M. Roger Deneys (S). Mesdames et Messieurs les députés, les socialistes soutiendront également le renvoi de cette proposition de motion à la commission de l'énergie. C'est vrai que la meilleure énergie, c'est celle qui n'est pas utilisée. Il m'a semblé d'ailleurs que M. Walpen a exprimé un certain regret quand il évoquait l'ancien conseiller d'Etat Cramer, mais je ne sais pas si c'était une impression ou une réalité - on verra.

Pour le reste, ce qu'il y a d'un peu paradoxal aujourd'hui, c'est que SIG fait des efforts pour que nous économisions l'énergie, mais que - et c'est le problème - SIG est le vendeur de l'électricité. Donc, on a toujours un petit soupçon quant aux réelles motivations du vendeur d'électricité lorsqu'il veut nous inciter à faire des économies. C'est pourquoi un modèle économique favorisant les économies sans péjorer les rentrées financières des SIG est indispensable pour donner plus de crédibilité à leur démarche.

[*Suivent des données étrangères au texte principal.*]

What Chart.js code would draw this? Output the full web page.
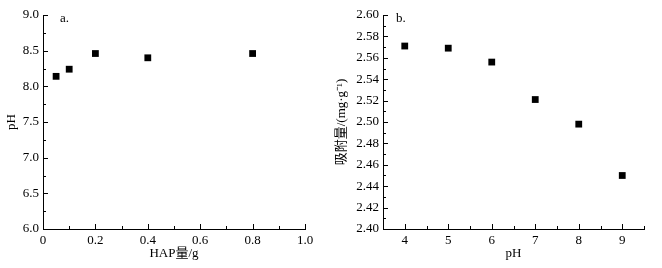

Je vous invite donc à soutenir ce renvoi en commission et me réjouis d'avance d'adresser au Bureau du Grand Conseil, à Madame le sautier et à M. le président, une demande pour un voyage, par exemple en Californie ! (Rires. Applaudissements.)

Le président. Merci pour votre suggestion, Monsieur le député ! Elle a retenu toute notre attention, naturellement. La parole n'étant plus demandée, nous allons nous prononcer sur le renvoi de cette motion à la commission de l'énergie.

Mis aux voix, le renvoi de la proposition de motion 1864 à la commission de l'énergie et des Services industriels de Genève est adopté par 73 oui (unanimité des votants). (Applaudissements à l'annonce du résultat.)